Boredom is both the fiend and the genius, for it haunts our delusions and preys on our timidity, but it too opens up a door to he who is forbearing and eager to know about stillness. The monotony of boredom is rather riveting, for it can turn out to be a most creative and original endeavour if carefully attended to and looked closely. First it is accompanied by feelings of intense inconvenience, but once lived through, by feelings of genuine strangeness and tranquility. This is partly why remaining still in solitude is a confrontation with discomfort for most people, despite the practice being free from hardship; it is precisely by our inability and unwillingness to sit, do perfectly nothing and be fond of it that we are so unsettled within ourselves and have the insistent craving to do something.

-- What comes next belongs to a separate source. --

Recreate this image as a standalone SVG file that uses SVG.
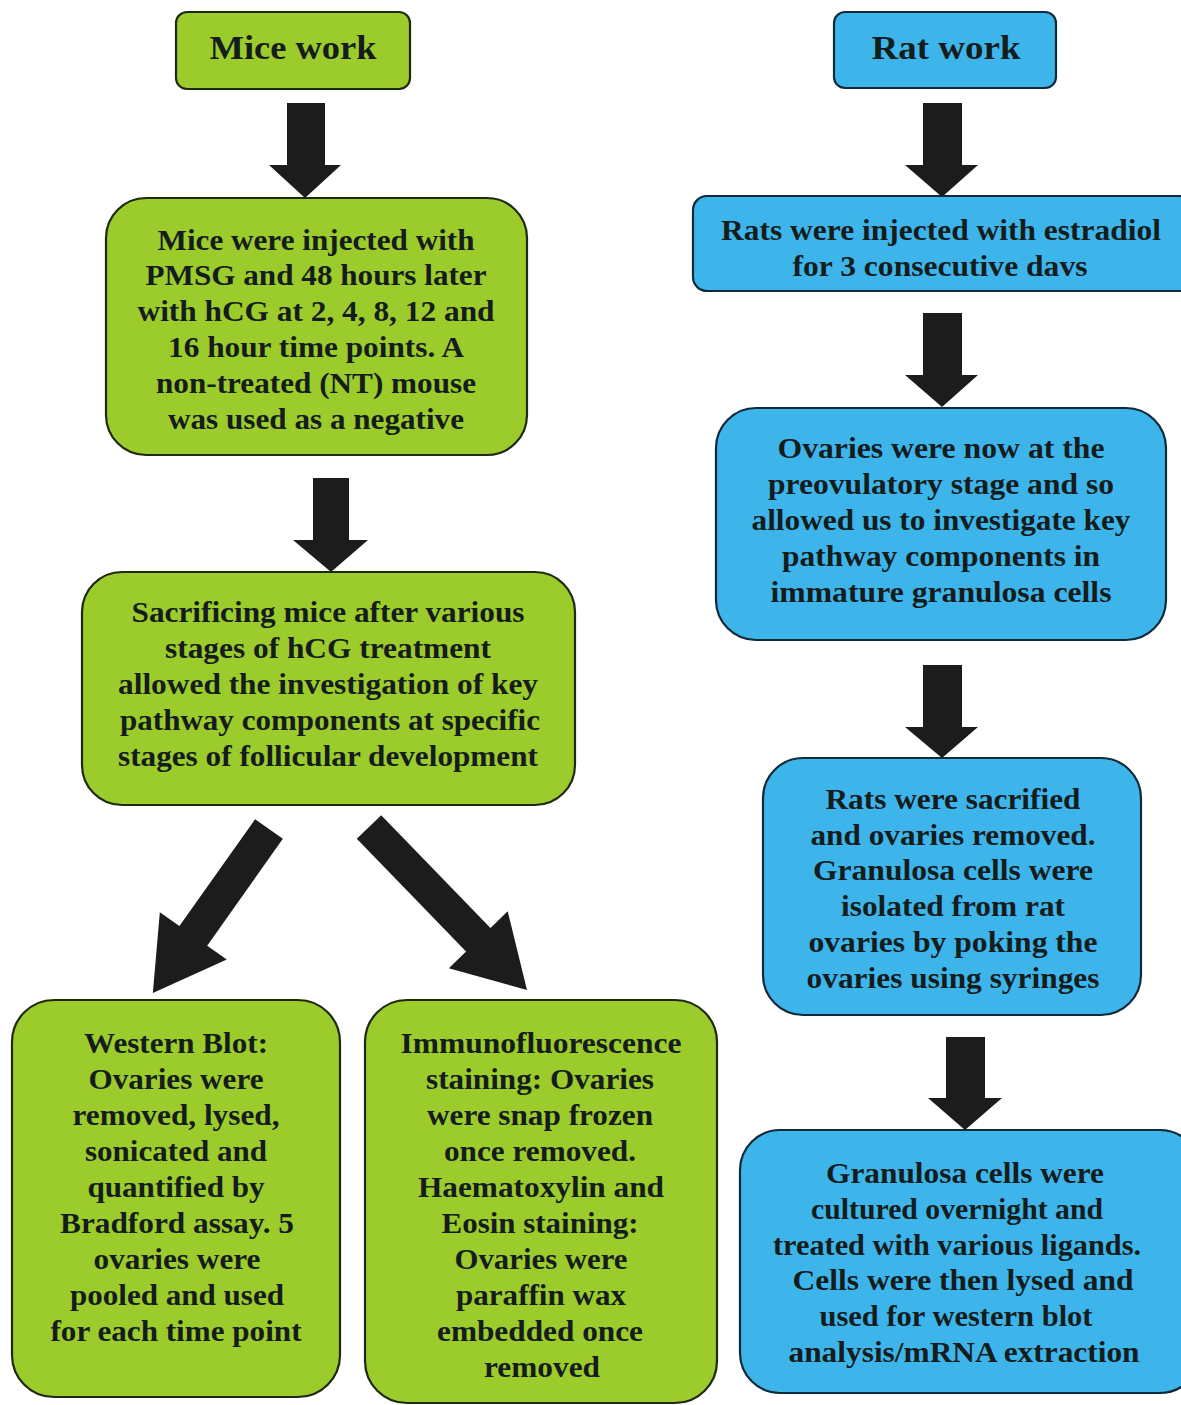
<svg xmlns="http://www.w3.org/2000/svg" width="1181" height="1405" viewBox="0 0 1181 1405">
<style>
.g{fill:#9CCB2C;stroke:#1e2a10;stroke-width:2.2}
.b{fill:#3DB5EB;stroke:#102a3a;stroke-width:2.2}
text{font-family:"Liberation Serif","Times New Roman",serif;font-weight:bold;font-size:29px;fill:#141c1c;text-anchor:middle}
.t{font-size:34px}
.ar{fill:#1c1c1c}
</style>
<rect width="1181" height="1405" fill="#ffffff"/>
<g id="connectors">
<path class="ar" d="M287,103 H325 V165 H341 L305,198 L269,165 H287 Z"/>
<path class="ar" d="M313,478 H349 V540 H368 L331,572 L293,540 H313 Z"/>
<path class="ar" transform="translate(269,829) rotate(125.3)" d="M0,-17 H131 V-41 L201,0 L131,41 V17 H0 Z"/>
<path class="ar" transform="translate(369,827) rotate(45.9)" d="M0,-17 H157 V-41 L227,0 L157,41 V17 H0 Z"/>
<path class="ar" d="M923,103 H962 V165 H978 L942,197 L905,165 H923 Z"/>
<path class="ar" d="M923,313 H962 V375 H978 L942,407 L905,375 H923 Z"/>
<path class="ar" d="M923,665 H962 V727 H978 L942,758 L905,727 H923 Z"/>
<path class="ar" d="M946,1037 H985 V1098 H1002 L965,1130 L928,1098 H946 Z"/>
</g>
<g id="mice-work">
<rect class="g" x="176" y="12" width="234" height="77" rx="11"/>
<text class="t" x="293" y="59" textLength="167" lengthAdjust="spacingAndGlyphs">Mice work</text>
</g>
<g id="mice-injected">
<rect class="g" x="106" y="198" width="421" height="257" rx="40"/>
<text x="316" y="250" textLength="317" lengthAdjust="spacingAndGlyphs">Mice were injected with</text>
<text x="316" y="285" textLength="341" lengthAdjust="spacingAndGlyphs">PMSG and 48 hours later</text>
<text x="316" y="321" textLength="357" lengthAdjust="spacingAndGlyphs">with hCG at 2, 4, 8, 12 and</text>
<text x="316" y="357" textLength="296" lengthAdjust="spacingAndGlyphs">16 hour time points. A</text>
<text x="316" y="393" textLength="320" lengthAdjust="spacingAndGlyphs">non-treated (NT) mouse</text>
<text x="316" y="429" textLength="296" lengthAdjust="spacingAndGlyphs">was used as a negative</text>
</g>
<g id="mice-sacrificing">
<rect class="g" x="82" y="572" width="493" height="233" rx="40"/>
<text x="328" y="622" textLength="393" lengthAdjust="spacingAndGlyphs">Sacrificing mice after various</text>
<text x="328" y="658" textLength="326" lengthAdjust="spacingAndGlyphs">stages of hCG treatment</text>
<text x="328" y="694" textLength="420" lengthAdjust="spacingAndGlyphs">allowed the investigation of key</text>
<text x="330" y="730" textLength="420" lengthAdjust="spacingAndGlyphs">pathway components at specific</text>
<text x="328" y="766" textLength="420" lengthAdjust="spacingAndGlyphs">stages of follicular development</text>
</g>
<g id="western-blot">
<rect class="g" x="12" y="1000" width="328" height="397" rx="42"/>
<text x="176" y="1053" textLength="184" lengthAdjust="spacingAndGlyphs">Western Blot:</text>
<text x="176" y="1089" textLength="175" lengthAdjust="spacingAndGlyphs">Ovaries were</text>
<text x="176" y="1125" textLength="207" lengthAdjust="spacingAndGlyphs">removed, lysed,</text>
<text x="176" y="1161" textLength="182" lengthAdjust="spacingAndGlyphs">sonicated and</text>
<text x="176" y="1197" textLength="177" lengthAdjust="spacingAndGlyphs">quantified by</text>
<text x="177" y="1233" textLength="234" lengthAdjust="spacingAndGlyphs">Bradford assay. 5</text>
<text x="177" y="1269" textLength="167" lengthAdjust="spacingAndGlyphs">ovaries were</text>
<text x="177" y="1305" textLength="214" lengthAdjust="spacingAndGlyphs">pooled and used</text>
<text x="176" y="1341" textLength="251" lengthAdjust="spacingAndGlyphs">for each time point</text>
</g>
<g id="immunofluorescence">
<rect class="g" x="365" y="1000" width="352" height="403" rx="42"/>
<text x="541" y="1053" textLength="281" lengthAdjust="spacingAndGlyphs">Immunofluorescence</text>
<text x="540" y="1089" textLength="228" lengthAdjust="spacingAndGlyphs">staining: Ovaries</text>
<text x="540" y="1125" textLength="226" lengthAdjust="spacingAndGlyphs">were snap frozen</text>
<text x="540" y="1161" textLength="192" lengthAdjust="spacingAndGlyphs">once removed.</text>
<text x="541" y="1197" textLength="246" lengthAdjust="spacingAndGlyphs">Haematoxylin and</text>
<text x="540" y="1233" textLength="197" lengthAdjust="spacingAndGlyphs">Eosin staining:</text>
<text x="541" y="1269" textLength="173" lengthAdjust="spacingAndGlyphs">Ovaries were</text>
<text x="541" y="1305" textLength="170" lengthAdjust="spacingAndGlyphs">paraffin wax</text>
<text x="540" y="1341" textLength="206" lengthAdjust="spacingAndGlyphs">embedded once</text>
<text x="542" y="1377" textLength="116" lengthAdjust="spacingAndGlyphs">removed</text>
</g>
<g id="rat-work">
<rect class="b" x="834" y="12" width="222" height="76" rx="11"/>
<text class="t" x="946" y="59" textLength="149" lengthAdjust="spacingAndGlyphs">Rat work</text>
</g>
<g id="rat-injected">
<rect class="b" x="693" y="196" width="500" height="95" rx="14"/>
<text x="941" y="240" textLength="440" lengthAdjust="spacingAndGlyphs">Rats were injected with estradiol</text>
<text x="940" y="276" textLength="295" lengthAdjust="spacingAndGlyphs">for 3 consecutive davs</text>
</g>
<g id="rat-preovulatory">
<rect class="b" x="716" y="408" width="450" height="232" rx="40"/>
<text x="941" y="458" textLength="327" lengthAdjust="spacingAndGlyphs">Ovaries were now at the</text>
<text x="941" y="494" textLength="346" lengthAdjust="spacingAndGlyphs">preovulatory stage and so</text>
<text x="941" y="530" textLength="379" lengthAdjust="spacingAndGlyphs">allowed us to investigate key</text>
<text x="941" y="566" textLength="318" lengthAdjust="spacingAndGlyphs">pathway components in</text>
<text x="941" y="602" textLength="341" lengthAdjust="spacingAndGlyphs">immature granulosa cells</text>
</g>
<g id="rat-sacrificed">
<rect class="b" x="763" y="758" width="378" height="257" rx="40"/>
<text x="953" y="809" textLength="255" lengthAdjust="spacingAndGlyphs">Rats were sacrified</text>
<text x="953" y="845" textLength="285" lengthAdjust="spacingAndGlyphs">and ovaries removed.</text>
<text x="953" y="880" textLength="280" lengthAdjust="spacingAndGlyphs">Granulosa cells were</text>
<text x="953" y="916" textLength="224" lengthAdjust="spacingAndGlyphs">isolated from rat</text>
<text x="953" y="952" textLength="289" lengthAdjust="spacingAndGlyphs">ovaries by poking the</text>
<text x="953" y="988" textLength="293" lengthAdjust="spacingAndGlyphs">ovaries using syringes</text>
</g>
<g id="rat-cultured">
<rect class="b" x="740" y="1130" width="460" height="263" rx="40"/>
<text x="965" y="1183" textLength="278" lengthAdjust="spacingAndGlyphs">Granulosa cells were</text>
<text x="957" y="1219" textLength="292" lengthAdjust="spacingAndGlyphs">cultured overnight and</text>
<text x="957" y="1255" textLength="368" lengthAdjust="spacingAndGlyphs">treated with various ligands.</text>
<text x="963" y="1290" textLength="341" lengthAdjust="spacingAndGlyphs">Cells were then lysed and</text>
<text x="956" y="1326" textLength="273" lengthAdjust="spacingAndGlyphs">used for western blot</text>
<text x="964" y="1362" textLength="351" lengthAdjust="spacingAndGlyphs">analysis/mRNA extraction</text>
</g>
</svg>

How about you learn to revel in nothingness for a while, so that somethingness doesn’t drive you away from yourself? Most people look stable outside, but are faintly and hopelessly wobbly within, as they have never searched for inward soundness through attending to their highly strung inclinations and aversion to boredom. If you desire mental soundness, you require inward silence, and the way you accomplish the former is by accustoming yourself to exploring, patiently and without making a lot of noise, the wilderness and backwoods of your own inward awkwardness.
That’s exactly why tedium is concealed insight, it has a brilliance to it that first confounds you, then astounds you. If we are to seek higher knowledge, we must be prepared to suffer quietly the ramifications of our own inessential distates, that have, more often than not, added extra flesh to our difficulties and embroidered our concerns to such a degree that no amount of rationalization is sufficient to extricate us from their hallucinatory force. What I am pointing it is basic in nature, but a society driven by serious abnormalities must turn back to its roots to find out how estranged it has come to be. For once the individual is alien to himself and others, he’s everlastingly running into himself and nurturing a bitter hostility. This unending inward disagreement makes him loathe, by a menacing distance and projection, the people that encompass his environment, irrespective of how worthy and moral their natures are by comparison to his own. What he sees is not what they are, but what he is – if it is hatred that drives his impulses, it is that which tinges his perception and spurs him to unearth that one abominable quality about them that makes them fallible.